To estimate the effect that humans wreak on the world's land-based ecosystems, Erb and his colleagues used agricultural and forestry statistics compiled for 161 nations that account for 97.4 percent of Earth's icefree land. Most of the remaining area is located on small, uninhabited islands, Erb notes. In their computer model, the researchers divided the planet's land surface into grid squares no larger than 10 kilometers per side.

The team estimates that if people weren't around to alter the landscape, the world's natural vegetation would absorb enough carbon dioxide from the atmosphere to lock away about 65.5 billion metric tons of carbon each year. However, in 2000, the year for which the data were compiled, Earth's vegetation locked away only about 59.2 billion metric tons of carbon, or 9.6 percent less than it should have, says Erb. Of that smaller carbon total, human activities removed about 15.6 billion metric tons—a whopping 23.8 percent—from the world's ecosystems. A little more than half of the carbon that people appropriated was harvested and used as food, forage, and wood, Erb and his colleagues note in the July 31 Proceedings of the National Academy of Sciences. Most of the rest was lost to inefficiencies of agriculture, including the inability of crops to store as much carbon as natural vegetation would have stored. A small amount, about 7 percent of the carbon that people take out of the system, went up in smoke produced primarily by slash-and-burn agriculture, says Erb. All of this human-appropriated carbon became unavailable to other species.

Human harvests don't stop at the shoreline, either. The world's most productive fisheries typically lie in and near the shallow waters that fringe the coasts of large islands and continents, says Daniel Pauly, a fisheries biologist at the University of British Columbia in Vancouver. Scientists have divided such coastal waters into 64 large marine ecosystems. These areas can vary in character and inhabitants as much as arctic tundra differs from an Amazonian rain forest.

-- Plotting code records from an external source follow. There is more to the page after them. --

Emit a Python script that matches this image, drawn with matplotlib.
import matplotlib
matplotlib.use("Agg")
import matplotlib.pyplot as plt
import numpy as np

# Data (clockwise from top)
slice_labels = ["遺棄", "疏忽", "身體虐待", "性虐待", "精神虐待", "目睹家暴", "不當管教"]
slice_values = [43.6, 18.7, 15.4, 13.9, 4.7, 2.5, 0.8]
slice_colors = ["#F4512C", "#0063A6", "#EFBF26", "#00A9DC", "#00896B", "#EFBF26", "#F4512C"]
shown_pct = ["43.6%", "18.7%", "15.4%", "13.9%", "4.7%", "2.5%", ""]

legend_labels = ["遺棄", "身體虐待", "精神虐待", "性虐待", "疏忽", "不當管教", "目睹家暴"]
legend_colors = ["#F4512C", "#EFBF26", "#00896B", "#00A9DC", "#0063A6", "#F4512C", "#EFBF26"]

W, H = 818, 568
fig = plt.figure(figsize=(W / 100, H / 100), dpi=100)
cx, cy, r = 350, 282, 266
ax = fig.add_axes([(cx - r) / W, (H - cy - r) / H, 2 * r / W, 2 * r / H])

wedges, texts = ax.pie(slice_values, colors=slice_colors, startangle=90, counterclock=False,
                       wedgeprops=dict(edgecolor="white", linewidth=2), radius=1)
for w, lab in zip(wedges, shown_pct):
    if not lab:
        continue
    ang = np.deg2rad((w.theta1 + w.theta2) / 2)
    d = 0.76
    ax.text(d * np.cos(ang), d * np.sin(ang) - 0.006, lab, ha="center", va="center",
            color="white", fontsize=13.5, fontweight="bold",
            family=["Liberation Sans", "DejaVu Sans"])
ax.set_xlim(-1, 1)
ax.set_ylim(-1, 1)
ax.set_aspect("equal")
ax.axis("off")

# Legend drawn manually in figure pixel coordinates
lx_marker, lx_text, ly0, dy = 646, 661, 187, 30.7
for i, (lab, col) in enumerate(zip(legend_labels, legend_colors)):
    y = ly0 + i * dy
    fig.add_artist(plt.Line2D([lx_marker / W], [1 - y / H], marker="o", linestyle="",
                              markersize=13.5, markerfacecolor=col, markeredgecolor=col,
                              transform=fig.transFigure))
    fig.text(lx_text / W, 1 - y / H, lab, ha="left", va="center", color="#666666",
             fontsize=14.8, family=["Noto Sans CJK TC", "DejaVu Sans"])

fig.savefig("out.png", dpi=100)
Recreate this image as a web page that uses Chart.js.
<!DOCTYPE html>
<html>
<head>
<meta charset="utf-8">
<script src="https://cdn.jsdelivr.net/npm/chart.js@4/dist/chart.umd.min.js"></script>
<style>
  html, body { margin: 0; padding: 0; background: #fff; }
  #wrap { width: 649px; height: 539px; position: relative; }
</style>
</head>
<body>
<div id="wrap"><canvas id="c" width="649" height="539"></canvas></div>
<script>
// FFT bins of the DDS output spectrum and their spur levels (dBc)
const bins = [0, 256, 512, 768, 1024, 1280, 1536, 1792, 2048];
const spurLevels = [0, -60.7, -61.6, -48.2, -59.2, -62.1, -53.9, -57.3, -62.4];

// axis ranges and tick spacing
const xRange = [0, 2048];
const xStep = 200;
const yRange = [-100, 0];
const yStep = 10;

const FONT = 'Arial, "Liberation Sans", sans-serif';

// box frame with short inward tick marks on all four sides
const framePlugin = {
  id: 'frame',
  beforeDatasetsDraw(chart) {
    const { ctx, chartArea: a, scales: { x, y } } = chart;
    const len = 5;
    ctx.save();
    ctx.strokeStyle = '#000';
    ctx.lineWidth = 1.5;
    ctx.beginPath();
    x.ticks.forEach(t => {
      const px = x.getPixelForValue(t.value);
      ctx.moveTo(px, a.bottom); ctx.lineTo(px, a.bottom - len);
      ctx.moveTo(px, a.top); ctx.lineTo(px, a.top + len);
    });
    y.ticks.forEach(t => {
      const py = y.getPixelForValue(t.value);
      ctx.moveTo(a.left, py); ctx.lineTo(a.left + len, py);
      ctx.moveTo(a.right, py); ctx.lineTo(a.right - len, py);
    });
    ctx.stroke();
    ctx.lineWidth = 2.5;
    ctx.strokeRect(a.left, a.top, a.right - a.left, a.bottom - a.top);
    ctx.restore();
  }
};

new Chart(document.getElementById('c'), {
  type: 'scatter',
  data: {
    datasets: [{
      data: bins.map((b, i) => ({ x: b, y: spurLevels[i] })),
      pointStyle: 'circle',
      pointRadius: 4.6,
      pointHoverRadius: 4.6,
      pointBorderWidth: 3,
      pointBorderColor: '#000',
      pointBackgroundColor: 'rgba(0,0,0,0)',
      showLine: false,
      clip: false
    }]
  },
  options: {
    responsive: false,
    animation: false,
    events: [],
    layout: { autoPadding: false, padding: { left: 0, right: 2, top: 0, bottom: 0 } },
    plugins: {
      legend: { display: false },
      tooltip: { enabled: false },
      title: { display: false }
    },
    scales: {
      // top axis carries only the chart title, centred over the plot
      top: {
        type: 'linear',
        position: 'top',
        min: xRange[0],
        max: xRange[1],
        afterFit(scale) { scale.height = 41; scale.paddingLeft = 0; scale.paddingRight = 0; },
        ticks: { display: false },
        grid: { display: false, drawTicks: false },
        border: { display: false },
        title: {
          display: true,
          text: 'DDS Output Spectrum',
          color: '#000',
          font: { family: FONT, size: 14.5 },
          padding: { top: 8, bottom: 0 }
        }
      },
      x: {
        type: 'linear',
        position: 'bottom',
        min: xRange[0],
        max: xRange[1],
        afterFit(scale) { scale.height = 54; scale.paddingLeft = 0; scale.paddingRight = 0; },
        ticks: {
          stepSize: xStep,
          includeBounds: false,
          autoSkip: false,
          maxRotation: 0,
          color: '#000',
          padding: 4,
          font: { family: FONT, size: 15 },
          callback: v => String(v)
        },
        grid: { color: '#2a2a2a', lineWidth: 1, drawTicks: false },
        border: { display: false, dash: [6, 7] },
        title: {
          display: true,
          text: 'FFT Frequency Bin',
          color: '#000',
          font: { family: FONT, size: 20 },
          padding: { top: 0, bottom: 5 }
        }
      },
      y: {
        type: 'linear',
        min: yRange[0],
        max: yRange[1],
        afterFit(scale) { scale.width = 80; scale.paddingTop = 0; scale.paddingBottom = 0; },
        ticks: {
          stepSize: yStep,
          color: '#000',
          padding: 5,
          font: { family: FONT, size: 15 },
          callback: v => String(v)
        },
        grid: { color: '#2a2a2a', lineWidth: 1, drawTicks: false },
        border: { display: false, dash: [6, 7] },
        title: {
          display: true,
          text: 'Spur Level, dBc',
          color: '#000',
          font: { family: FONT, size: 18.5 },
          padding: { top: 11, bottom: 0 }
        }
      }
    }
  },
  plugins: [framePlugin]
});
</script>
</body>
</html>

About 95 percent of the world's fish catch comes from large marine ecosystems, says Pauly. For the past decade or so, that haul has represented about 20 percent of the natural productivity of those regions, as measured by the amount of carbon locked away by organisms at the base of the ocean's food chain.

Efficiency matters

While wilderness areas remain relatively unaffected by people, other parts of the world are packed cheek by jowl with cities, farms, and other human imprints.

Southern Asia, a 6.7-million-square-kilometer region that includes India, is one of the most densely populated and heavily irrigated regions on the planet, says Erb. There, human activity co-opts about 63 percent of the area's natural productivity each year, he and his colleagues estimate. In eastern and southeastern Europe, people appropriate about 52 percent of the land's productivity.

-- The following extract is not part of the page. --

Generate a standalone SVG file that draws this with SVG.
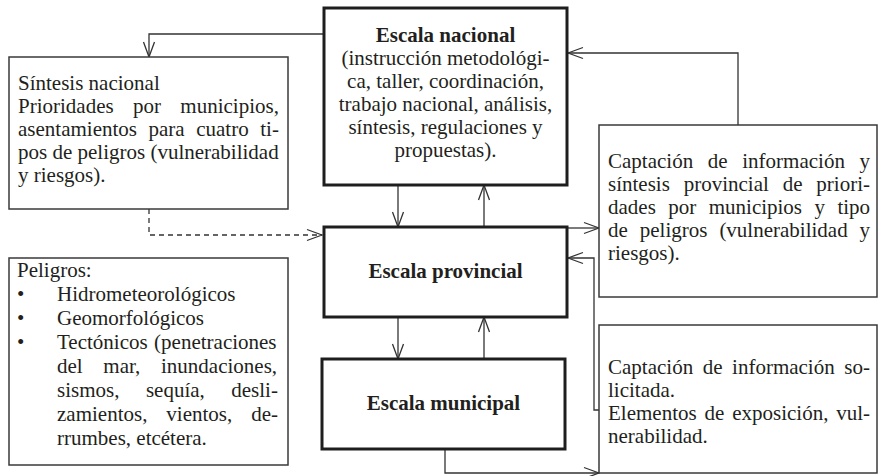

At the other extreme, in Australia, central Asia, and Latin America, the percentage of productivity that ends up in human hands ranges between 11 and 16 percent. Increasing the use of fertilizers and irrigation could boost those percentages and help meet the needs of a growing world population. However, long-term irrigation sometimes renders the soil too salty for crops, and fertilizer, if used unsparingly, runs off into rivers and streams and ends up in the ocean, where it overfertilizes algae and thus creates huge zones devoid of other life. "There's no free biomass," Erb cautions.

In the stampede to replace fossil fuels, some scientists have proposed the large-scale cultivation of crops that can be transformed into supposedly eco-friendly biofuels. That, too, might be ecologically unwise.

"If the whole world begins to look like Iowa cornfields, we'll have to take an even larger share of global biological production into human hands, and that leaves a lot less for other things," says Foley. "And those other things won't be just pretty butterflies and tigers and charismatic animals, they'll be things that matter to us, like the things that clean our water, preserve our soils, clean our atmosphere, and pollinate our crops."

"At what point does human activity begin to compromise a lot of our environmental systems?" Foley continues. "At what point does this get to be scary?"